Vice President Paul Hibbard Releases Report on Reliability, Emission Impacts of Generation-Backed Demand Resources
August 07, 2012
Vice President Paul Hibbard and an Analysis Group team have released a report examining the potential environmental and power-system impacts of proposed changes to U.S. Environmental Protection Agency (EPA) rules related to reciprocating internal combustion engines (RICE) that back “demand response” resources in wholesale electricity markets. The study “Reliability and Emission Impacts of Stationary Engine-Backed Demand Response in Regional Power Markets” (August 2012) was conducted on behalf of Calpine Corporation for submission to the EPA.
In the report, Mr. Hibbard highlights the potential benefits of demand response to the efficiency and diversity of wholesale electricity markets, and he reviews EPA’s proposal to waive otherwise applicable emissions-control requirements for RICE units that back demand response. EPA’s proposal is based in part on expectations that these units are needed to protect power grid reliability and that the emission impacts would be insignificant due to limited operation of the units.
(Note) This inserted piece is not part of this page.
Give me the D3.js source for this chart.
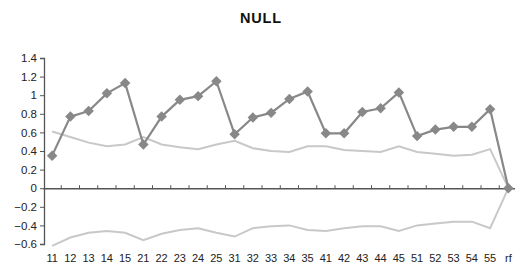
<!DOCTYPE html>
<html><head><meta charset="utf-8">
<script src="https://cdn.jsdelivr.net/npm/d3@7"></script>
<style>body{margin:0;background:#fff}svg{display:block}</style>
</head><body><svg id="c" width="515" height="266"></svg>
<script>
const categories = ["11","12","13","14","15","21","22","23","24","25","31","32","33","34","35","41","42","43","44","45","51","52","53","54","55","rf"];
const seriesMain = [0.35,0.77,0.83,1.02,1.13,0.47,0.77,0.95,0.99,1.15,0.58,0.76,0.81,0.96,1.04,0.59,0.59,0.82,0.86,1.03,0.56,0.63,0.66,0.66,0.85,0];
const seriesUpper = [0.61,0.55,0.49,0.45,0.47,0.55,0.47,0.44,0.42,0.47,0.51,0.43,0.40,0.39,0.45,0.45,0.41,0.40,0.39,0.45,0.39,0.37,0.35,0.36,0.42,0];
const seriesLower = [-0.62,-0.53,-0.48,-0.46,-0.48,-0.56,-0.49,-0.45,-0.43,-0.48,-0.52,-0.43,-0.41,-0.40,-0.45,-0.46,-0.43,-0.41,-0.41,-0.46,-0.40,-0.38,-0.36,-0.36,-0.43,0];
const yTicks = [-0.6,-0.4,-0.2,0,0.2,0.4,0.6,0.8,1,1.2,1.4];
const title = "NULL";

const svg = d3.select("#c");
const font = "Liberation Sans, Arial, sans-serif";
const x = d3.scaleBand().domain(categories).range([43, 43 + 26*18.25]);
const y = d3.scaleLinear().domain([-0.6, 1.4]).range([244, 58]);
const cx = d => x(d) + x.bandwidth()/2;

svg.append("text").attr("x", 261).attr("y", 23).attr("text-anchor","middle")
  .attr("font-family", font).attr("font-weight","bold").attr("font-size", 14.5)
  .attr("letter-spacing", 0.8).attr("fill","#111").text(title);

// y axis
const ya = svg.append("g").attr("transform","translate(44,0)")
  .call(d3.axisLeft(y).tickValues(yTicks).tickSize(4).tickPadding(3).tickFormat(d => d3.format("")(+d.toFixed(1))));
ya.select(".domain").attr("stroke","#555").attr("stroke-width",1.3);
ya.selectAll(".tick line").attr("stroke","#555");
ya.selectAll("text").attr("font-family", font).attr("font-size", 11.5).attr("fill","#222");

// zero axis with ticks between categories
const xa = svg.append("g").attr("transform",`translate(0,${y(0)})`)
  .call(d3.axisBottom(x).tickSize(0).tickFormat(""));
xa.select(".domain").attr("stroke","#555").attr("stroke-width",1.5);
svg.append("g").selectAll("line").data(categories.slice(0,-1)).join("line")
  .attr("x1", d => x(d) + x.bandwidth()).attr("x2", d => x(d) + x.bandwidth())
  .attr("y1", y(0) - 3).attr("y2", y(0)).attr("stroke","#555");

// category labels at bottom
svg.append("g").selectAll("text").data(categories).join("text")
  .attr("x", d => cx(d)).attr("y", 262).attr("text-anchor","middle")
  .attr("font-family", font).attr("font-size", 11).attr("fill","#222").text(d => d);

const line = d3.line().x((d,i) => cx(categories[i])).y(d => y(d));
svg.append("path").datum(seriesUpper).attr("d", line).attr("fill","none").attr("stroke","#c8c8c8").attr("stroke-width",2);
svg.append("path").datum(seriesLower).attr("d", line).attr("fill","none").attr("stroke","#c8c8c8").attr("stroke-width",2);
svg.append("path").datum(seriesMain).attr("d", line).attr("fill","none").attr("stroke","#888").attr("stroke-width",2.2);
svg.append("g").selectAll("path").data(seriesMain).join("path")
  .attr("d", d3.symbol().type(d3.symbolDiamond2).size(70))
  .attr("transform", (d,i) => `translate(${cx(categories[i])},${y(d)})`)
  .attr("fill","#888");
</script></body></html>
Mr. Hibbard’s study findings suggest the opposite, noting that it “…is not appropriate to conclude that [RICE-backed demand response] resources are uniquely needed for reliability or have enhanced reliability attributes. Rather, they simply provide a reliability service that could and would be equally met by alternative resources.” Additionally, a power-system dispatch analysis conducted for the report finds higher emissions of carbon dioxide, nitrogen oxides, sulfur dioxide, and mercury with RICE-backed demand response “relative to the same capacity needs being met by alternative market resources.”
According to the report, “EPA’s proposed amendment puts a thumb on the scale of market competition – ultimately to the detriment of electricity consumers – in favor of RICE-backed demand response at the expense of competing alternatives. This analysis shows that there is neither an environmental- nor reliability-based justification for doing so.”